Figure scripts:
[BEGIN]

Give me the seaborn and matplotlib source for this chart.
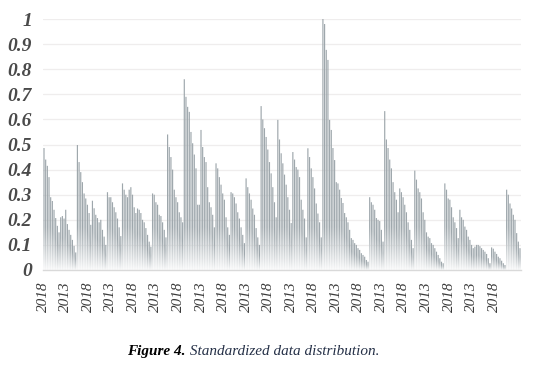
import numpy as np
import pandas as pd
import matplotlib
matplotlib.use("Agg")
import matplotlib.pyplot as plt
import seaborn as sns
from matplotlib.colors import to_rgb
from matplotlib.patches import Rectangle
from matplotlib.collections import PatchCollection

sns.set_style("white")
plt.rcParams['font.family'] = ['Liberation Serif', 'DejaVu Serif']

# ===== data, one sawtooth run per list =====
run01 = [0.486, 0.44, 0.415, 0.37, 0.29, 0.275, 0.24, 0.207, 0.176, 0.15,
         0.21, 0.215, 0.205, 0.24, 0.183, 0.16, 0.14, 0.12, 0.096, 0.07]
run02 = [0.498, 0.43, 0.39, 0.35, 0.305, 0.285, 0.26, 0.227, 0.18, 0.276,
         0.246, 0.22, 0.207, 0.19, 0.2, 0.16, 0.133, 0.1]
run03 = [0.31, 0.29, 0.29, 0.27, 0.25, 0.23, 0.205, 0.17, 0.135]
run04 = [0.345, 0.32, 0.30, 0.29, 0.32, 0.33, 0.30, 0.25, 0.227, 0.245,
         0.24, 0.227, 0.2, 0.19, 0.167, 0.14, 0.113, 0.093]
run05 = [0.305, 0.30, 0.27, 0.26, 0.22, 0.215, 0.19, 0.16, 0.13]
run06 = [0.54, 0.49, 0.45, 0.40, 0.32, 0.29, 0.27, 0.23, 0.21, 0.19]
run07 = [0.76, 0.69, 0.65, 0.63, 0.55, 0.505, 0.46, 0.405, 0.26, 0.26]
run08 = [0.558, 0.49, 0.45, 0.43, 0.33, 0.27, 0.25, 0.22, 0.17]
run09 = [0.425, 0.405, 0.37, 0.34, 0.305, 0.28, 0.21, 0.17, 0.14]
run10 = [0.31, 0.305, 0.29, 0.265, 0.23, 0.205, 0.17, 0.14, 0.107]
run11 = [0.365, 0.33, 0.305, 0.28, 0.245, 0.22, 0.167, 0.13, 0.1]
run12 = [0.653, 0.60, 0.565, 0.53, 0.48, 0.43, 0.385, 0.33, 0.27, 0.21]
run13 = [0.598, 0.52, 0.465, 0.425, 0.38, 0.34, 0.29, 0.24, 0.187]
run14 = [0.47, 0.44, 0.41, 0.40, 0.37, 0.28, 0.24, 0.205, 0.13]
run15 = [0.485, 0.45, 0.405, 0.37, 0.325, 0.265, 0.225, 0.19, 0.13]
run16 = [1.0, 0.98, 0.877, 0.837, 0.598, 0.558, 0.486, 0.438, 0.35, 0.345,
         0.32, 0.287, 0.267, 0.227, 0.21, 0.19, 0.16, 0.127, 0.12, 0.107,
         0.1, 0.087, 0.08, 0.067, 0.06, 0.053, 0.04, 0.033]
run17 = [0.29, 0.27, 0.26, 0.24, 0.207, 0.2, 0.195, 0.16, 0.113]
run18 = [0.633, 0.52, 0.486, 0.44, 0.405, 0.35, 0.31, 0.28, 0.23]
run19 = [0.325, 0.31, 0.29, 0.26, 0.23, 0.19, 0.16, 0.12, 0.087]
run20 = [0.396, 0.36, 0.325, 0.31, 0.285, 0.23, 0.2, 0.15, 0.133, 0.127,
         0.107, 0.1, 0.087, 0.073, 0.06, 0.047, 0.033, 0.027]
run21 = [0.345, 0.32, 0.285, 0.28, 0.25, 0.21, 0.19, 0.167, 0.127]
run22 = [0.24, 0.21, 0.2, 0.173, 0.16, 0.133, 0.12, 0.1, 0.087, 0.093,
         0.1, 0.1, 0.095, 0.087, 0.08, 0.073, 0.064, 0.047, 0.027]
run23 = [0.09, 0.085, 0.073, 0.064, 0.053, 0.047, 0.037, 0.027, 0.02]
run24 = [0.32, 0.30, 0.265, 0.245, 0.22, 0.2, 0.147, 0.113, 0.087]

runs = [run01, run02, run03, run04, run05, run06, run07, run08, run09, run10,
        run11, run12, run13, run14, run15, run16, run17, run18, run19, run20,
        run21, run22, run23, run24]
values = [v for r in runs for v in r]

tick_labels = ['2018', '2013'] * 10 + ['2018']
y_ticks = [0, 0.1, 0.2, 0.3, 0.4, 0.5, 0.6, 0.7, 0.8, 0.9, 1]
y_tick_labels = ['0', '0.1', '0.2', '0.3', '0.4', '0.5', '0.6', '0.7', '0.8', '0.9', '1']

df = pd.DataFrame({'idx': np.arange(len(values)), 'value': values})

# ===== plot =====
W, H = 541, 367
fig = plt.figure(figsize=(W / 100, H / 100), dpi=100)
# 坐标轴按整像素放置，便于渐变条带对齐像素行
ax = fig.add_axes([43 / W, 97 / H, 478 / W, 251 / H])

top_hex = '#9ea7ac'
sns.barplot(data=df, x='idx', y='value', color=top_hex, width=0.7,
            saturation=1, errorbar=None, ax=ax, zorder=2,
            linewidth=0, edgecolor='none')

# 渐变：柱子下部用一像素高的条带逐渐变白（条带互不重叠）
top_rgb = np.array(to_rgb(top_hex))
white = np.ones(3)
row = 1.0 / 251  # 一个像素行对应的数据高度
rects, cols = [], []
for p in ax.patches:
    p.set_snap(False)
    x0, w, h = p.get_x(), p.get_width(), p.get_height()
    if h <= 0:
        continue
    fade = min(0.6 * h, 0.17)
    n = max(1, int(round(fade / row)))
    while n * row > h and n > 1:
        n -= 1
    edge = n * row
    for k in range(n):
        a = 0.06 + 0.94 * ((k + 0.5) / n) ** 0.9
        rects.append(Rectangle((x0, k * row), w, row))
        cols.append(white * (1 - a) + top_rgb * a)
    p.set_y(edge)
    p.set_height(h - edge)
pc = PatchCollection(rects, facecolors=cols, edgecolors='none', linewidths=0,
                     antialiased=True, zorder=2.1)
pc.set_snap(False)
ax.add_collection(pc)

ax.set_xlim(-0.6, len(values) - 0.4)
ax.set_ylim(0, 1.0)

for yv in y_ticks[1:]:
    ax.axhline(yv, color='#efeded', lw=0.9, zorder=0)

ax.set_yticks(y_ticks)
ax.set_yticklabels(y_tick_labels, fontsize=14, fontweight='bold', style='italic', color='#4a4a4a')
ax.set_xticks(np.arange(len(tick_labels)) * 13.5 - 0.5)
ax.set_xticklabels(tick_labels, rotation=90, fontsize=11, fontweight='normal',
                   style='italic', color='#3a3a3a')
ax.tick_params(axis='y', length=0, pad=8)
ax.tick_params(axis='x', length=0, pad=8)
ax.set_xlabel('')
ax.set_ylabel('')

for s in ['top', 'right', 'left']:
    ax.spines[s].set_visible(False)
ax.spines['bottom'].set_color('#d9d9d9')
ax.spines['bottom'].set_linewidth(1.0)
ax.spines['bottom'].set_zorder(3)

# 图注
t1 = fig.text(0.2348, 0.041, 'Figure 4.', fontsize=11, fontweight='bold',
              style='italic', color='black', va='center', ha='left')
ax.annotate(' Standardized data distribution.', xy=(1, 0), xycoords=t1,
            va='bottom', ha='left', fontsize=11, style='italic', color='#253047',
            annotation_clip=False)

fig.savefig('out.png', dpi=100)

[END]
[BEGIN]

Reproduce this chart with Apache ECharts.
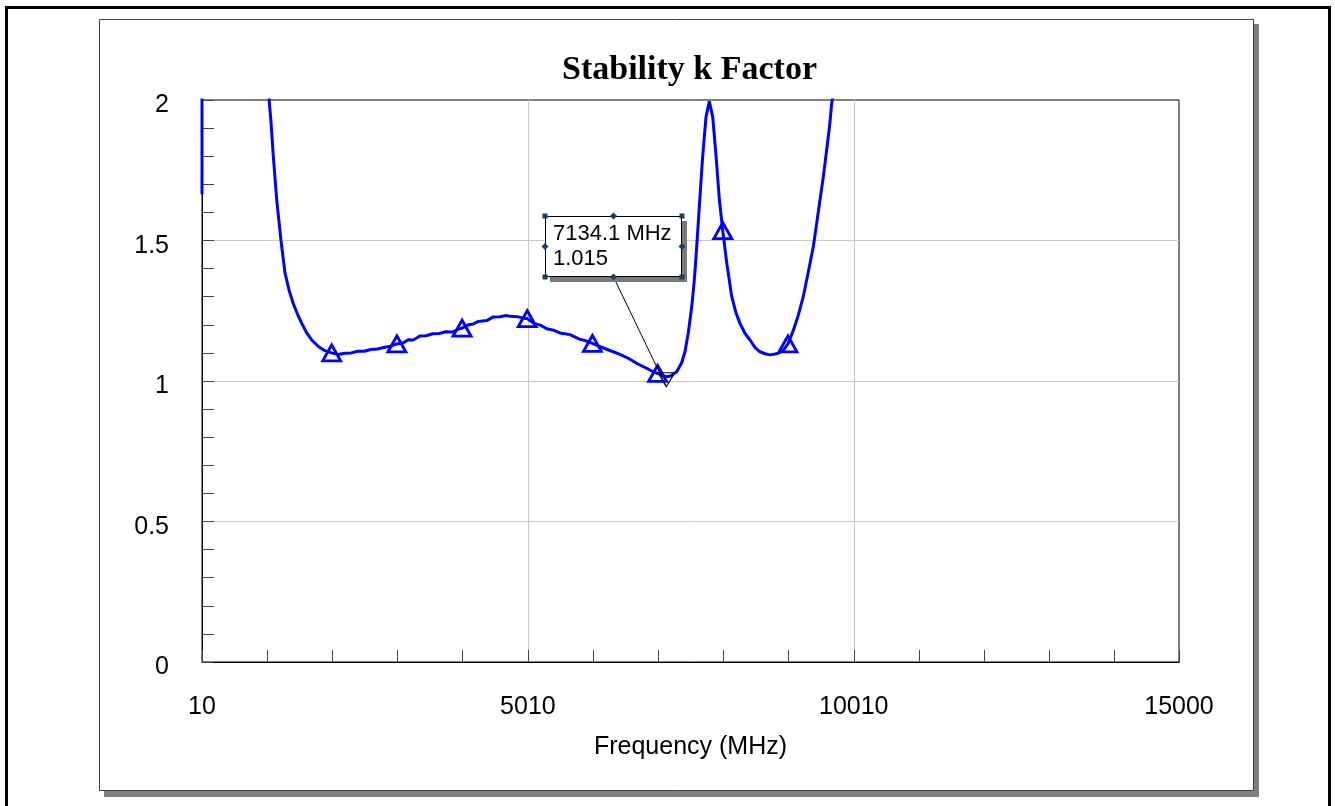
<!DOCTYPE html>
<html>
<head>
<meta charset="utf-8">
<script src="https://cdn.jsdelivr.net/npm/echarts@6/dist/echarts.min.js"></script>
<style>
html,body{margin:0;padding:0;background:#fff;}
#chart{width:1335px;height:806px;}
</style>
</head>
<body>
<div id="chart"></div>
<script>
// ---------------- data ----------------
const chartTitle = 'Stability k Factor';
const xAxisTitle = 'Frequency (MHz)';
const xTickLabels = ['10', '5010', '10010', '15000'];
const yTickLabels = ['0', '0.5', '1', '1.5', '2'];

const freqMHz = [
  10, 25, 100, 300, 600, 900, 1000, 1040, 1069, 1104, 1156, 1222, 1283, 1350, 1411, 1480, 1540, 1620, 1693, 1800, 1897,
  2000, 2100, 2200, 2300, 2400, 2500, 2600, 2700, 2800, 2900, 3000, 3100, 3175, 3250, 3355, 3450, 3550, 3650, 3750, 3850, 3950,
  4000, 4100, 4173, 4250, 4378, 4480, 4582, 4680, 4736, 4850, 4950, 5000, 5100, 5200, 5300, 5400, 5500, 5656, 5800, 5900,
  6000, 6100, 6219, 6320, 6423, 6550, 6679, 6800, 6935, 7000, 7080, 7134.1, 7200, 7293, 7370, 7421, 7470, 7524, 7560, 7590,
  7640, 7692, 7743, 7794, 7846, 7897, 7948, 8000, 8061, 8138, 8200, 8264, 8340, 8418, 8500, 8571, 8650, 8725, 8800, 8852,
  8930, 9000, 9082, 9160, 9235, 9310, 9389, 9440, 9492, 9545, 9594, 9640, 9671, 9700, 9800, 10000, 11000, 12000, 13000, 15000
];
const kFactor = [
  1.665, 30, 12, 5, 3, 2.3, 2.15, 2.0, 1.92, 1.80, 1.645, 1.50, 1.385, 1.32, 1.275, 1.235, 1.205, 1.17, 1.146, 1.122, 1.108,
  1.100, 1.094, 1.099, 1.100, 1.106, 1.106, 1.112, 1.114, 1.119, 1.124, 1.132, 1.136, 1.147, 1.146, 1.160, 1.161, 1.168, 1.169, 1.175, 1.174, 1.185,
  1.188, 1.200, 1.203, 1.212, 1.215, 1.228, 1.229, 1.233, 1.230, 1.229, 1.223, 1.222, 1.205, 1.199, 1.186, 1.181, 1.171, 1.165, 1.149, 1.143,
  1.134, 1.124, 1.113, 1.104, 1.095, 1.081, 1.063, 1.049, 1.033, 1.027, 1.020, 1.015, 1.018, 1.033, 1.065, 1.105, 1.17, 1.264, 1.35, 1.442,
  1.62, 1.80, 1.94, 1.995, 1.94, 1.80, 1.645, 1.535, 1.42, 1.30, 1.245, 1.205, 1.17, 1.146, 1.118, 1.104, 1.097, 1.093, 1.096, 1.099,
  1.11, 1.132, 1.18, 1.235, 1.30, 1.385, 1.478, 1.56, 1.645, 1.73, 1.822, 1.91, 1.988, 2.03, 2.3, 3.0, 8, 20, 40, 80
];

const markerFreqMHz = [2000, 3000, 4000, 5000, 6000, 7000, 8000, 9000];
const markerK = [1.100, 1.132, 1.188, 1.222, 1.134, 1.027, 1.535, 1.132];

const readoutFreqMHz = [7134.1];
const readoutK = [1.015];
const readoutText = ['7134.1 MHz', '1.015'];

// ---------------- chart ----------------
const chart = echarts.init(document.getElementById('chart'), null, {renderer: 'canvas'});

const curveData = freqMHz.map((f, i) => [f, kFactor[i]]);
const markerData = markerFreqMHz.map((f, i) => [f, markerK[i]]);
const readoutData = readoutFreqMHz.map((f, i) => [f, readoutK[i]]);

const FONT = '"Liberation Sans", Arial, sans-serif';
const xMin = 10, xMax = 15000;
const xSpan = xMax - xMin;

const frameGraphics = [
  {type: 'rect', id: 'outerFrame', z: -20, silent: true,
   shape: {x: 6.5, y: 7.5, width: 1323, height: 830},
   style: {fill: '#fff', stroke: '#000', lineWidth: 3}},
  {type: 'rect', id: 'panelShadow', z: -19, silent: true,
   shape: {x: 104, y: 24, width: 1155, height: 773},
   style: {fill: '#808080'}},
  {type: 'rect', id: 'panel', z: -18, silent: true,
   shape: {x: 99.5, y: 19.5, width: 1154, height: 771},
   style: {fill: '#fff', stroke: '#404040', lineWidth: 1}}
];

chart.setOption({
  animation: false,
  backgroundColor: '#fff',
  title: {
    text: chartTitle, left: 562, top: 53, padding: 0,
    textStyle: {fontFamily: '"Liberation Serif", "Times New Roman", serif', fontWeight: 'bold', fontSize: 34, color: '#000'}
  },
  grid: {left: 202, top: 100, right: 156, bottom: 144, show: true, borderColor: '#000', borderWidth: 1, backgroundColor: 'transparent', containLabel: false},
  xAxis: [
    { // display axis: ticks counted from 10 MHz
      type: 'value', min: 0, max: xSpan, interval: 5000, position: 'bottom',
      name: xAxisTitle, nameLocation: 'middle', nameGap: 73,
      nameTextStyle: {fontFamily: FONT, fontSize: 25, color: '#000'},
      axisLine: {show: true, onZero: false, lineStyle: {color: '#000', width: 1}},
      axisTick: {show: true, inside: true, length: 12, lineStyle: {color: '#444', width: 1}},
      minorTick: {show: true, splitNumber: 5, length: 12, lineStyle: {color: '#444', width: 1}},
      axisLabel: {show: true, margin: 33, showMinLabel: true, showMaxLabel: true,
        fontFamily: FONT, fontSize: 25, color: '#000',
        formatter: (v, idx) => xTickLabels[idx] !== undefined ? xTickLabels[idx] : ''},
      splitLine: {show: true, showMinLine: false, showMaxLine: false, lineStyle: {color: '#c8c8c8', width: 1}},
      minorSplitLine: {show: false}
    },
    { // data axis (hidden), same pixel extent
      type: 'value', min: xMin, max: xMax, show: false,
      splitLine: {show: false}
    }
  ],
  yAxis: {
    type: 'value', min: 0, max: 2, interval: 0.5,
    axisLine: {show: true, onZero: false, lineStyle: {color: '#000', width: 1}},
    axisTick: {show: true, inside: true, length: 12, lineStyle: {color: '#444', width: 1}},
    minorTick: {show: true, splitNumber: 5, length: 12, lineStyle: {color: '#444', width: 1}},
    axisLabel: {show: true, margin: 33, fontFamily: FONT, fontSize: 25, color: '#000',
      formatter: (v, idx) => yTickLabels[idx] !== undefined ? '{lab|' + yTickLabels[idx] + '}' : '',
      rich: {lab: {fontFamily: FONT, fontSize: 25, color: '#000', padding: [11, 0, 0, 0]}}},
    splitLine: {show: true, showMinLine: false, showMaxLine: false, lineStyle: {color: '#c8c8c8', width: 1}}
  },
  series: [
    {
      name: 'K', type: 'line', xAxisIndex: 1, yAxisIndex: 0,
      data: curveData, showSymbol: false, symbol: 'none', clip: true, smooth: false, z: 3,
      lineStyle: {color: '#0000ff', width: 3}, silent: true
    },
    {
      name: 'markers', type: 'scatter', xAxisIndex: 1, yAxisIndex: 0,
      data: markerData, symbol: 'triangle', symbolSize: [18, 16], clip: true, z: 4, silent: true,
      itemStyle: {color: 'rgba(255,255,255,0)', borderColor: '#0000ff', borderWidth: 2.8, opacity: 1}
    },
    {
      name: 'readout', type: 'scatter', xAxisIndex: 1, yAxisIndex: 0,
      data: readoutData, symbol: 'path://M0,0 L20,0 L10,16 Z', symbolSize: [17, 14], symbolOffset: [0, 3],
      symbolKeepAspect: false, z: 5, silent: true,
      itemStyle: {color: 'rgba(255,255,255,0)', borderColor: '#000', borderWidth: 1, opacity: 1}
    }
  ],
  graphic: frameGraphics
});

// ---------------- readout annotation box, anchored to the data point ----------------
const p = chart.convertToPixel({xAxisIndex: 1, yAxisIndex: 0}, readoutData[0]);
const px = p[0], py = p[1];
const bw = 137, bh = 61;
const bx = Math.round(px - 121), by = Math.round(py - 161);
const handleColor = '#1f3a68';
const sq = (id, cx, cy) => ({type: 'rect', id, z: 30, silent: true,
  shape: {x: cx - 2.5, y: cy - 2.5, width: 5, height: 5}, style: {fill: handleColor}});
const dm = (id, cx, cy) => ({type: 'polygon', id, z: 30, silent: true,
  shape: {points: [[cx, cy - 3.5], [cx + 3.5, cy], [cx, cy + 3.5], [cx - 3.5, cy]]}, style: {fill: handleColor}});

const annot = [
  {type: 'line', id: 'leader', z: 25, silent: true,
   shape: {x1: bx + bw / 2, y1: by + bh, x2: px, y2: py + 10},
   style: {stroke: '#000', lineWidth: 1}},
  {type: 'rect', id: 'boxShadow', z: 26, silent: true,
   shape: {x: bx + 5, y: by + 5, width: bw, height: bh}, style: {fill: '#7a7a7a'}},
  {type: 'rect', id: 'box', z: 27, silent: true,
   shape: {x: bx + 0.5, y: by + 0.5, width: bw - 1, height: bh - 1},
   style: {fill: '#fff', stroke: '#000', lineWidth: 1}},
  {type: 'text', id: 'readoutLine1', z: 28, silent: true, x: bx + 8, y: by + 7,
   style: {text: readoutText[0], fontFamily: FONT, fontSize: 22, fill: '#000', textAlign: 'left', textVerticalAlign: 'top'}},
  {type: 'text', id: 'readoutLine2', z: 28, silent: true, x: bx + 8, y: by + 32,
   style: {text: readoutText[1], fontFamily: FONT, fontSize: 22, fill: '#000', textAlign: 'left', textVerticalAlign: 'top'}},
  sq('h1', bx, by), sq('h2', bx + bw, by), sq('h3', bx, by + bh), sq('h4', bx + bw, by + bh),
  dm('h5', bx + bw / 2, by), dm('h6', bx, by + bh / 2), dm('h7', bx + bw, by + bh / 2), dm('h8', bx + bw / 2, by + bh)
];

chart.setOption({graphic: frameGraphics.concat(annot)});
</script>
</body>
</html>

[END]

GOAL OF THE EXERCISE. Take the stretch from the line containing "Give me the" through the line containing "plt.rcParams['font.family'] = ['Liberation" and reproduce it exactly, both ends included. Omit the pictures.

EXERCISE SOLUTION.
Give me the seaborn and matplotlib source for this chart.
import numpy as np
import pandas as pd
import matplotlib
matplotlib.use("Agg")
import matplotlib.pyplot as plt
import seaborn as sns
from matplotlib.colors import to_rgb
from matplotlib.patches import Rectangle
from matplotlib.collections import PatchCollection

sns.set_style("white")
plt.rcParams['font.family'] = ['Liberation Serif', 'DejaVu Serif']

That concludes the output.